Input data »
BEGIN

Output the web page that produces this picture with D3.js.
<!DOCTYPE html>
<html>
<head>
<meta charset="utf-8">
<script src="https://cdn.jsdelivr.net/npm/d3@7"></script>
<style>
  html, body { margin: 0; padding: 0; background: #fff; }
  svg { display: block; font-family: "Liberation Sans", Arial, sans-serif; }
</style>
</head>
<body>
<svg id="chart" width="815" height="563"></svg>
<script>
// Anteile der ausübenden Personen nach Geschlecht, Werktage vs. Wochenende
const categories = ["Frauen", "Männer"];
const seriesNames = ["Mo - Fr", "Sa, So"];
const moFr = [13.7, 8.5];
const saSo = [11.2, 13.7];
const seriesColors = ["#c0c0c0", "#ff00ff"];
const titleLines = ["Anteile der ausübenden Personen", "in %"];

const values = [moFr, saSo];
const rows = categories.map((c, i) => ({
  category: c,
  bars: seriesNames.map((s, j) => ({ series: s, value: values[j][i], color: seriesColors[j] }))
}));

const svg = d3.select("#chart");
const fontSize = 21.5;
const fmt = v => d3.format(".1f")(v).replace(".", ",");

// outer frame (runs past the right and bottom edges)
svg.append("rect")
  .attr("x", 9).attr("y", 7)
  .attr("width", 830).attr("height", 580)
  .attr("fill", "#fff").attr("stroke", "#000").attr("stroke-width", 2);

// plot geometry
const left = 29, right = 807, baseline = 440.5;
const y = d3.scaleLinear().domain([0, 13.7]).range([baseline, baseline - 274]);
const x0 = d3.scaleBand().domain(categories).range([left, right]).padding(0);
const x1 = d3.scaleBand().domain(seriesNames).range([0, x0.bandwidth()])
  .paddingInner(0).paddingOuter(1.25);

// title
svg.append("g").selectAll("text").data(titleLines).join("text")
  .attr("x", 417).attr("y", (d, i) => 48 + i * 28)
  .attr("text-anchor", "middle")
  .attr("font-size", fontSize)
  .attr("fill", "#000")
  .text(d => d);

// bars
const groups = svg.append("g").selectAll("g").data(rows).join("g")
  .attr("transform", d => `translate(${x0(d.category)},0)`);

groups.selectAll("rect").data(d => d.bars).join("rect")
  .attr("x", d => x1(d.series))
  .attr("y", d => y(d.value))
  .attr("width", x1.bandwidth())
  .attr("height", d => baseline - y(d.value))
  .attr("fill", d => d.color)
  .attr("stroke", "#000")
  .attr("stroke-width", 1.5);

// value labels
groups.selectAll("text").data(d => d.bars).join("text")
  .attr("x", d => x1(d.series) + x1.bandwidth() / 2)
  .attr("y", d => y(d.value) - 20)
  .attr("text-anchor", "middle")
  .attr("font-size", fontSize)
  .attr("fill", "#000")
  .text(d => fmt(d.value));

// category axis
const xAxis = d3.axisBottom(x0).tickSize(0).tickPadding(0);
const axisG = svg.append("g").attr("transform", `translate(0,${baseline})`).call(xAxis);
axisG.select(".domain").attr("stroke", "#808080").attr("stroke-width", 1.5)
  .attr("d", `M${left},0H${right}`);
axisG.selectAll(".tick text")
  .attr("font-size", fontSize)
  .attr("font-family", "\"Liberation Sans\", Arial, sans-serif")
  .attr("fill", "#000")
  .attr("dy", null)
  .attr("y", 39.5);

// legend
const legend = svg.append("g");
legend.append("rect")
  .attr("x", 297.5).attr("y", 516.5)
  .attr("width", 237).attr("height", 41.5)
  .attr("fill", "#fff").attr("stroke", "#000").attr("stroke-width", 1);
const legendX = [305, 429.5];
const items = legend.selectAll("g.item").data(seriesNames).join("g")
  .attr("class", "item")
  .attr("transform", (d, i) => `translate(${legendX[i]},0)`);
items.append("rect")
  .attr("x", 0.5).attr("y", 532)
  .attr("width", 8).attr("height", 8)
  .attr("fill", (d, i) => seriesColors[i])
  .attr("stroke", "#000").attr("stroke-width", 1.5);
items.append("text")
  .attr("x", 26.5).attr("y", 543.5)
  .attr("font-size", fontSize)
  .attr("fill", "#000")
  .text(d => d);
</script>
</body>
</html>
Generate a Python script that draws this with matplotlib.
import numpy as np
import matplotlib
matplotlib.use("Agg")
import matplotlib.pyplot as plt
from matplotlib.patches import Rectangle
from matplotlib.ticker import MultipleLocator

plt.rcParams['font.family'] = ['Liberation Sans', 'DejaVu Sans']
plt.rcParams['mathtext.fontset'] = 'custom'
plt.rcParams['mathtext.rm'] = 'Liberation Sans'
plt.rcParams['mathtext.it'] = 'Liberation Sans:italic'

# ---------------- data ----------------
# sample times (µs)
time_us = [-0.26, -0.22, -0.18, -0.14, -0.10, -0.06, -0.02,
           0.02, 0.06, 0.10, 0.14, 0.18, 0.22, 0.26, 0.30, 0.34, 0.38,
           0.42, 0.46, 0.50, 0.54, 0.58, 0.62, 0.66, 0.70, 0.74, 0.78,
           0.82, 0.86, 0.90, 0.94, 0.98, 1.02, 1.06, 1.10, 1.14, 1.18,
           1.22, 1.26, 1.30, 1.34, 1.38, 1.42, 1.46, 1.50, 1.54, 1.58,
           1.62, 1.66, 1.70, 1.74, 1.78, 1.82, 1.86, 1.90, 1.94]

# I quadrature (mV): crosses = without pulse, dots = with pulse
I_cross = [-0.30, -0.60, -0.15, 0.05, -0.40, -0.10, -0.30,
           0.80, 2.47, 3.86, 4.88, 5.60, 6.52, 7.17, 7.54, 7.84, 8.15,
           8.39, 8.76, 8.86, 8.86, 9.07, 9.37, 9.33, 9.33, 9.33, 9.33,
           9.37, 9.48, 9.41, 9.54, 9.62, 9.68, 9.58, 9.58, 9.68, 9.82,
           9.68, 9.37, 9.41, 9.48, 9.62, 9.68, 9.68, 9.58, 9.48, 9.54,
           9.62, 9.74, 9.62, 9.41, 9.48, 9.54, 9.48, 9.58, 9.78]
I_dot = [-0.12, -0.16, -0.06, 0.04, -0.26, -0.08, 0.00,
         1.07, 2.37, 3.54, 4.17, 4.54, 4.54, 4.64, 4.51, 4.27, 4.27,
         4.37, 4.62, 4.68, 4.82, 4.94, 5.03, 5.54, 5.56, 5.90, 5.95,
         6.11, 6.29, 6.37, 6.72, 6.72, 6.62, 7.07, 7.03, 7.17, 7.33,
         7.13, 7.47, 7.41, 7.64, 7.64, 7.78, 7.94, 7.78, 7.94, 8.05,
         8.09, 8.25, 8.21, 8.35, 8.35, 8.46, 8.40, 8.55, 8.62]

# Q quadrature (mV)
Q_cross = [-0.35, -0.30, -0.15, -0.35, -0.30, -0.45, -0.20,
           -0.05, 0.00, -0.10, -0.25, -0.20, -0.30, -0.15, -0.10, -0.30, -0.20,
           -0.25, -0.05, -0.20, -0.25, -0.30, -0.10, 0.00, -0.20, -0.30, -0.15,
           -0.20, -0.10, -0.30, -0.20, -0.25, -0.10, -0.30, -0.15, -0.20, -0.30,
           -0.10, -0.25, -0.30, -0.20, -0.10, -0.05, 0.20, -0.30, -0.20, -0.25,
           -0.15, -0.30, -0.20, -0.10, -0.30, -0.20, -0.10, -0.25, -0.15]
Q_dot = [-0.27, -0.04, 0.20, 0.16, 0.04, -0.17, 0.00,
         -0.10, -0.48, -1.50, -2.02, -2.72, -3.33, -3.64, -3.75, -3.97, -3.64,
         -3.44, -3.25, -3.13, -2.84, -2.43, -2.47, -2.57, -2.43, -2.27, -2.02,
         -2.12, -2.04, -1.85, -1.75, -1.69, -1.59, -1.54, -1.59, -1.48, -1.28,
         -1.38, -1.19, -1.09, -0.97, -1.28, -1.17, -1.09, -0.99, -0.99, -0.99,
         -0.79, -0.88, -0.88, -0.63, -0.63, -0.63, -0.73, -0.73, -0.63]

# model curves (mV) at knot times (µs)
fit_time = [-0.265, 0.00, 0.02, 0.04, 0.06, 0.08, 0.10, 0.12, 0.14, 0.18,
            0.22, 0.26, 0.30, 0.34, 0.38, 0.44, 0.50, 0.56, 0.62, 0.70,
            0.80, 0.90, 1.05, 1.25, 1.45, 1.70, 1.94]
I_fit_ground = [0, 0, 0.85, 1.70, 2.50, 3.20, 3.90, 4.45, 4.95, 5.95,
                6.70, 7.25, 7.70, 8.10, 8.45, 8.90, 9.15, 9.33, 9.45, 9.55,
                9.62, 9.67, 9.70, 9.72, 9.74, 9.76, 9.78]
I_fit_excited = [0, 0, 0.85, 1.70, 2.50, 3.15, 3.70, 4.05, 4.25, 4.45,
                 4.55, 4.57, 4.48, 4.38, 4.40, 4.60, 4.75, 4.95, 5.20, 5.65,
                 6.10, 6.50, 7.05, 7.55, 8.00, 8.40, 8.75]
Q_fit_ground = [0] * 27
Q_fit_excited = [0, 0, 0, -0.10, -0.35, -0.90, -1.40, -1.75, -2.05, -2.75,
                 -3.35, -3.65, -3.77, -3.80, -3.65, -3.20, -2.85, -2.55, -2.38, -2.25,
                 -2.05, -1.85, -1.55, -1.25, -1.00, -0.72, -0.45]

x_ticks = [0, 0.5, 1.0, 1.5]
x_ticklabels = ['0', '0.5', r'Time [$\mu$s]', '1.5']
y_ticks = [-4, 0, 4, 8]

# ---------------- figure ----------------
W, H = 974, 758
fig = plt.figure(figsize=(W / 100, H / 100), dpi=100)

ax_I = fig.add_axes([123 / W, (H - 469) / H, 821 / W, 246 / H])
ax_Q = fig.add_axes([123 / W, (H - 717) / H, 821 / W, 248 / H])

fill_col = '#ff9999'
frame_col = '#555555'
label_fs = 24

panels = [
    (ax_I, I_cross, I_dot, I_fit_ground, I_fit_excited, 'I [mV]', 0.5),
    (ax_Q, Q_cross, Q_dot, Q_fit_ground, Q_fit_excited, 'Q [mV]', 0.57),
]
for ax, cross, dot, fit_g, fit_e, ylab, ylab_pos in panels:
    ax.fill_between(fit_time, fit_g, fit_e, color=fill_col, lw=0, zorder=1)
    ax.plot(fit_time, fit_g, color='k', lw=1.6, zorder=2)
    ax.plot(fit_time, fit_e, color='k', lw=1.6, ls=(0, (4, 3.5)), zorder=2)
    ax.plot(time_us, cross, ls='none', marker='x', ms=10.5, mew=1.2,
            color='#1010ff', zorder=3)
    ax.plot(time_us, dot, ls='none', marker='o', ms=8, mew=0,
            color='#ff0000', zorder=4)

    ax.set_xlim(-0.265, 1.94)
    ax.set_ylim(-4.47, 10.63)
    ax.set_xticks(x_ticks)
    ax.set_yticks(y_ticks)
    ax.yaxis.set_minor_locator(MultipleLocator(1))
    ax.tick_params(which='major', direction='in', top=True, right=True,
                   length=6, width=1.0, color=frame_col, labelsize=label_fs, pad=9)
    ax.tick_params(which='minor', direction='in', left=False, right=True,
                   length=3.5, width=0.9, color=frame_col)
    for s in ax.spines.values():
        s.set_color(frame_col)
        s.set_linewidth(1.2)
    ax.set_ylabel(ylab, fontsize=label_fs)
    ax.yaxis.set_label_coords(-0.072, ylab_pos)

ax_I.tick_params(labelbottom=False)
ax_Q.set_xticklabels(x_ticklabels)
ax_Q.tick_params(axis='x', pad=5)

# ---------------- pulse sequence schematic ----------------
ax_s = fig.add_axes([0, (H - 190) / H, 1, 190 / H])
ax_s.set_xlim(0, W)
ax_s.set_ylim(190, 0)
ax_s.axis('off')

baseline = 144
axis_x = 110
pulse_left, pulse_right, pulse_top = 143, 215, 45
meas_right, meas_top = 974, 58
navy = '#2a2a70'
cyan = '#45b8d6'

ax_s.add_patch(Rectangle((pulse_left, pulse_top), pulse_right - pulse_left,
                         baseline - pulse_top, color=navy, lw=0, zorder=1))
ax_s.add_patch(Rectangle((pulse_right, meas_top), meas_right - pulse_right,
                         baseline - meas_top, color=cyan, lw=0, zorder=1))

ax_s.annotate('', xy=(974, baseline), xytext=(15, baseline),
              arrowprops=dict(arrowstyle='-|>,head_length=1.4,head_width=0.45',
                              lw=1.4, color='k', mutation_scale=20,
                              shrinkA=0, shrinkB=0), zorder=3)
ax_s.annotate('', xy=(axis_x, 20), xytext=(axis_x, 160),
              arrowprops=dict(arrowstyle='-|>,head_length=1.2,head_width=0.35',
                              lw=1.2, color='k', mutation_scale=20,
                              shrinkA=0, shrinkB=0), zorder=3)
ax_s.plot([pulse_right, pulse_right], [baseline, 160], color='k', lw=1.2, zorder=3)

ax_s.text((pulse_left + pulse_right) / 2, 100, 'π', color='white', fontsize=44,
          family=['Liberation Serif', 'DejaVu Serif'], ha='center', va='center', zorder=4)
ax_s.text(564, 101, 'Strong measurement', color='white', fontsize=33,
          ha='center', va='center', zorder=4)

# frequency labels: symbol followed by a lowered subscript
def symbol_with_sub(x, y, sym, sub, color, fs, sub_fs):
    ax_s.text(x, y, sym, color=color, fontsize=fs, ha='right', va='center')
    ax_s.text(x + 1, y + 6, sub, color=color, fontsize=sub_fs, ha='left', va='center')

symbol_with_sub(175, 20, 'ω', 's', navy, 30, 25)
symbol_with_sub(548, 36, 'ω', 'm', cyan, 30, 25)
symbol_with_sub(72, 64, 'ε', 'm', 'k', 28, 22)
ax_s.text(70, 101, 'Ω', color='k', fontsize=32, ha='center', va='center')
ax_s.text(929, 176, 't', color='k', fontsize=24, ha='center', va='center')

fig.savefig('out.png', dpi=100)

END

Stated task » Repeat, exactly as they stand above, the lines from the line with "Generate a Python" to the line with "from matplotlib.ticker import MultipleLocator", both lines included.

Finished exercise »
Generate a Python script that draws this with matplotlib.
import numpy as np
import matplotlib
matplotlib.use("Agg")
import matplotlib.pyplot as plt
from matplotlib.patches import Rectangle
from matplotlib.ticker import MultipleLocator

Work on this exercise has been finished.